-- BEGIN --

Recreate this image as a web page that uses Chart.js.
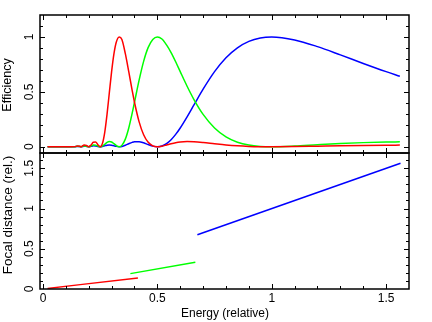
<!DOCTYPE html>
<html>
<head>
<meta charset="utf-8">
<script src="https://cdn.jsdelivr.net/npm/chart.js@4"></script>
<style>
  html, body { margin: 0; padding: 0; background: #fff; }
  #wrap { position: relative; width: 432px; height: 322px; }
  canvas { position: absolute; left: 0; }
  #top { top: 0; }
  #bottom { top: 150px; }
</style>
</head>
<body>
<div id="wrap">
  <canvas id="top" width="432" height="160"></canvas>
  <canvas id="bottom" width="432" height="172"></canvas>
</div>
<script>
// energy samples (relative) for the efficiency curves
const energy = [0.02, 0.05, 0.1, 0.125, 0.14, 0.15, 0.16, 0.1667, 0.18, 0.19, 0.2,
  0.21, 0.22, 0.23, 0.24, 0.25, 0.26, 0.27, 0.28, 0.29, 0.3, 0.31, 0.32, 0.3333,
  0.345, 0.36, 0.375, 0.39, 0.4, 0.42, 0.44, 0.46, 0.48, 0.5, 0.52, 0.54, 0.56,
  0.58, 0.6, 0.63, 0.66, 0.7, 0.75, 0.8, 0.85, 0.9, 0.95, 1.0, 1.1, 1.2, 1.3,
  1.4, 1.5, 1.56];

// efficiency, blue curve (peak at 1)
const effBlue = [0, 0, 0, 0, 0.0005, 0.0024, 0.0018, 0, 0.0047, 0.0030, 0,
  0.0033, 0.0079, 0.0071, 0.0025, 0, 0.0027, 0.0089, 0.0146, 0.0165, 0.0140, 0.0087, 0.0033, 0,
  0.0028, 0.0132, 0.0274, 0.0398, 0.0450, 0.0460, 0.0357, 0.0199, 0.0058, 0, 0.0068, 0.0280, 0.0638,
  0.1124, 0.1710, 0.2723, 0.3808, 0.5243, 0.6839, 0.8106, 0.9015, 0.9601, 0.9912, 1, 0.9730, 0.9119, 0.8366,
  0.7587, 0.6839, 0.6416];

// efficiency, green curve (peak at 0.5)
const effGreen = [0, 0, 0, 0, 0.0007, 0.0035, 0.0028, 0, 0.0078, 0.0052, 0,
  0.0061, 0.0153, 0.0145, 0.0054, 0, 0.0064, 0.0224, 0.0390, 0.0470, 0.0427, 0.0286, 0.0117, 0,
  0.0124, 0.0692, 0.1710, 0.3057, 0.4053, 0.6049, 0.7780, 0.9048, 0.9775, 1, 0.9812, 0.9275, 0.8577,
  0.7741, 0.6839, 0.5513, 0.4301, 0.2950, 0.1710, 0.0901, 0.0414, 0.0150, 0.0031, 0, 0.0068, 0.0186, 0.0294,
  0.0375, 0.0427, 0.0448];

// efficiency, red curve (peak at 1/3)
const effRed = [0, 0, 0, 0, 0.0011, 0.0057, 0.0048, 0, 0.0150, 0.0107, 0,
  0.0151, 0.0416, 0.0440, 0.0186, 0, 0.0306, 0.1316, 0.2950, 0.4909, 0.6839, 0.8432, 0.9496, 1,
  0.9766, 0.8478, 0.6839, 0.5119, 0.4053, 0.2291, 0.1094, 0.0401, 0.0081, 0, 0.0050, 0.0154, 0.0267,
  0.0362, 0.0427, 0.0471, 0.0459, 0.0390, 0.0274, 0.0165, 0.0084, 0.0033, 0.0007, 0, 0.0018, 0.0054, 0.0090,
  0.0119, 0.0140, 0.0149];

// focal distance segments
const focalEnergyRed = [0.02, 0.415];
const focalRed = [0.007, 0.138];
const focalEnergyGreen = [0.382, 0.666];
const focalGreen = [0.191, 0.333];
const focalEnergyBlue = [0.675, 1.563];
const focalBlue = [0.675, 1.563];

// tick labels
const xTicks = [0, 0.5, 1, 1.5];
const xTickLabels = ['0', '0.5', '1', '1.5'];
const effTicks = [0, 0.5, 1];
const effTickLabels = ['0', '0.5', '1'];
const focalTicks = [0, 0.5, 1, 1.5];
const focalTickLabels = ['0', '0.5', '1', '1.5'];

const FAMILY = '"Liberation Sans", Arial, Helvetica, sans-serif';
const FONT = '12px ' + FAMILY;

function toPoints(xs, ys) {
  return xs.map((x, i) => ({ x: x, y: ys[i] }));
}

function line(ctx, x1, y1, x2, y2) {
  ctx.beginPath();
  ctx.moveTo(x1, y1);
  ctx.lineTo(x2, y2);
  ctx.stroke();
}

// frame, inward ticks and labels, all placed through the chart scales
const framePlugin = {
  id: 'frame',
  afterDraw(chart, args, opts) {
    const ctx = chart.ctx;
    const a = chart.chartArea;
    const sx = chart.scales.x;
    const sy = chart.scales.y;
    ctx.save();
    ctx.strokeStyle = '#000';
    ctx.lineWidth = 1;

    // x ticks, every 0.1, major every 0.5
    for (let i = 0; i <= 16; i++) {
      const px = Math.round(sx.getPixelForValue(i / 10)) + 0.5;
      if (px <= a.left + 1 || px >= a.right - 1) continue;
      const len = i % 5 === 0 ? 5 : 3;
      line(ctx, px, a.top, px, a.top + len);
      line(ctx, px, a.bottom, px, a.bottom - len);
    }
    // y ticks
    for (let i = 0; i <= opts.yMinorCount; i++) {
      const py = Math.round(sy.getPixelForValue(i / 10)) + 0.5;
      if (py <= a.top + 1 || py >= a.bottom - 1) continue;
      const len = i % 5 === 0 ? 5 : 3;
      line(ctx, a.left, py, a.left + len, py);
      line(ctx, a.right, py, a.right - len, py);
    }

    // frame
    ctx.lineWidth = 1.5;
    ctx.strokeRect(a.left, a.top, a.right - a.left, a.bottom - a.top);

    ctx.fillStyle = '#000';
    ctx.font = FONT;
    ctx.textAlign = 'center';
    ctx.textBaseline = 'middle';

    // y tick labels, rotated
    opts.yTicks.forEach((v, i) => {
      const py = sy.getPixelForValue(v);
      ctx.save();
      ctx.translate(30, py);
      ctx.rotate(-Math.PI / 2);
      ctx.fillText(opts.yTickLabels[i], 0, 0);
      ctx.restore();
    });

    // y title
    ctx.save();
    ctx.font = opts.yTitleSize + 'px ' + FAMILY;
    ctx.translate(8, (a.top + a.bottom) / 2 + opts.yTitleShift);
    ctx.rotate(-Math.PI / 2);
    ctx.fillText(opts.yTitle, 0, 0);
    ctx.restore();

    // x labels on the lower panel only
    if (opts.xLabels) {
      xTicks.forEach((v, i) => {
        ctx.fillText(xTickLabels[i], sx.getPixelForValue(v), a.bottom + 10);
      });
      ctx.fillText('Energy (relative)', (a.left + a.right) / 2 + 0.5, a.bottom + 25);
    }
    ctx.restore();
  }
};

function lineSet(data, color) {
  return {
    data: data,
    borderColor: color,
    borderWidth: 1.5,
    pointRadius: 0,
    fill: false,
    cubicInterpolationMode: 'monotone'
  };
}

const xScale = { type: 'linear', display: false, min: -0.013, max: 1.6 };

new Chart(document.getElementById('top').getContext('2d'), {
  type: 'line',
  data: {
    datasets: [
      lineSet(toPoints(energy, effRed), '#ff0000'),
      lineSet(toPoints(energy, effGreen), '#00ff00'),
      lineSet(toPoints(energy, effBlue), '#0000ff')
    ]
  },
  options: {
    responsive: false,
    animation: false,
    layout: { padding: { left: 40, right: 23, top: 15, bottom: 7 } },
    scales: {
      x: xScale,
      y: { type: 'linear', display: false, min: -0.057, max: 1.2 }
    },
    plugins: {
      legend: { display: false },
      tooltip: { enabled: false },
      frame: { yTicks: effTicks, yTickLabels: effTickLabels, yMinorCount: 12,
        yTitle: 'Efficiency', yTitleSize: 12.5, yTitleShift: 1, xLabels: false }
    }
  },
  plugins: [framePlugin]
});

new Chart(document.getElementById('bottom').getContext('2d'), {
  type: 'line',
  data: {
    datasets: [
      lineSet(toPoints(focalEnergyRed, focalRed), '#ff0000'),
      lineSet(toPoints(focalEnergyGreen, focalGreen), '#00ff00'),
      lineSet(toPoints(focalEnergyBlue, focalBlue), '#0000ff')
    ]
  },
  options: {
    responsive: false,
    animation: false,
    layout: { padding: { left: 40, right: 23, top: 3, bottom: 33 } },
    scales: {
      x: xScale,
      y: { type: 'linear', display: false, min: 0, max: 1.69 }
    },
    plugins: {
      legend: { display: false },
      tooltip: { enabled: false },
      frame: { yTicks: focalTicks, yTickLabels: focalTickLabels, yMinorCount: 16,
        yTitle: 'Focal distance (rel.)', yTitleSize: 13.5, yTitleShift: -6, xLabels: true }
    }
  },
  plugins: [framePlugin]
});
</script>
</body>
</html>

-- END --

WRITTEN TASK — Give again, word for word, every line from the top of the data through the line with "0.7587, 0.6839, 0.6416];", both ends included, and exclude the pictures.

RESULT FOR THIS TASK —
Recreate this image as a web page that uses Chart.js.
<!DOCTYPE html>
<html>
<head>
<meta charset="utf-8">
<script src="https://cdn.jsdelivr.net/npm/chart.js@4"></script>
<style>
  html, body { margin: 0; padding: 0; background: #fff; }
  #wrap { position: relative; width: 432px; height: 322px; }
  canvas { position: absolute; left: 0; }
  #top { top: 0; }
  #bottom { top: 150px; }
</style>
</head>
<body>
<div id="wrap">
  <canvas id="top" width="432" height="160"></canvas>
  <canvas id="bottom" width="432" height="172"></canvas>
</div>
<script>
// energy samples (relative) for the efficiency curves
const energy = [0.02, 0.05, 0.1, 0.125, 0.14, 0.15, 0.16, 0.1667, 0.18, 0.19, 0.2,
  0.21, 0.22, 0.23, 0.24, 0.25, 0.26, 0.27, 0.28, 0.29, 0.3, 0.31, 0.32, 0.3333,
  0.345, 0.36, 0.375, 0.39, 0.4, 0.42, 0.44, 0.46, 0.48, 0.5, 0.52, 0.54, 0.56,
  0.58, 0.6, 0.63, 0.66, 0.7, 0.75, 0.8, 0.85, 0.9, 0.95, 1.0, 1.1, 1.2, 1.3,
  1.4, 1.5, 1.56];

// efficiency, blue curve (peak at 1)
const effBlue = [0, 0, 0, 0, 0.0005, 0.0024, 0.0018, 0, 0.0047, 0.0030, 0,
  0.0033, 0.0079, 0.0071, 0.0025, 0, 0.0027, 0.0089, 0.0146, 0.0165, 0.0140, 0.0087, 0.0033, 0,
  0.0028, 0.0132, 0.0274, 0.0398, 0.0450, 0.0460, 0.0357, 0.0199, 0.0058, 0, 0.0068, 0.0280, 0.0638,
  0.1124, 0.1710, 0.2723, 0.3808, 0.5243, 0.6839, 0.8106, 0.9015, 0.9601, 0.9912, 1, 0.9730, 0.9119, 0.8366,
  0.7587, 0.6839, 0.6416];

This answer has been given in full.